In article <jExle.35000$J25.25646@xxxxxxxxxxxxxxxxxxxxxx>,
Charles Russell <SPAMworFREEwor@xxxxxxxxxxxxx> wrote:

> Richard E Maine wrote:
> It would make Fortran essentially
> > unimplementable on many of the architectures that used to be quite
> > common.
>
> I was under the impression that you could do it in software on any
> hardware, though perhaps inefficiently. If this imposed a burden on
> hardware vendors to make it efficient, there would be precedents. At
> one time it was asserted that the fortran language itself was unfairly
> biased in favor of IBM hardware.

Well, in the earliest days, it wasn't a standard at all, but a (small)
set of implementations, the first ones being on IBM hardware, so in
some sense that is a pretty safe statement. It isn't clear that all the
things that one hears are actually true (particularly when it comes to
subjective matters like "unfairly biased"). I was a bit young in '54 to
even be able to say "unfairly biased", so I've no first-hand data.

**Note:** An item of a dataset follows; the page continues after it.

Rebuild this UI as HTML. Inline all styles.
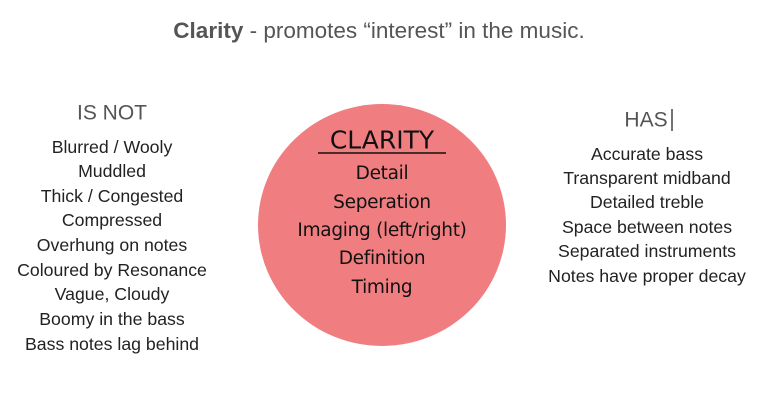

Of course, the first standards weren't started from scratch, so there
were almost bound to have been some elements of inheritance from early
implementations. How well the abstraction was done in the early
standards, I won't judge too much, though I'll note that it apparently
was done well enough so that there were quite a lot of implementations
on quite a lot of machines with, among other things, wide variation in
word sizes (not to speak of machines where the concept of a word was a
bit vague).

If it had been too tied to IBM hardware, we probably wouldn't be
discussing it right now. There are still lots of machines around that do
the old IBM floating point format, and Fortran even runs on them. But in
terms of Fortran, that's a pretty small niche today. (Some might
consider all of the Fortran market to be a niche - if so, that's a niche
of a niche).

Heck, at the moment, one might say that the Fortran standard is biased
against the old IBM floating point. There is a whole chapter ("clause"
in ISO-speak) on IEEE stuff that doesn't "fit". Sure that is all
optional, but I'd still call that a bias in that it looks bad if a
vendor has to say that they are omitting a whole chapter of the
standard, even if the standard itself allows that.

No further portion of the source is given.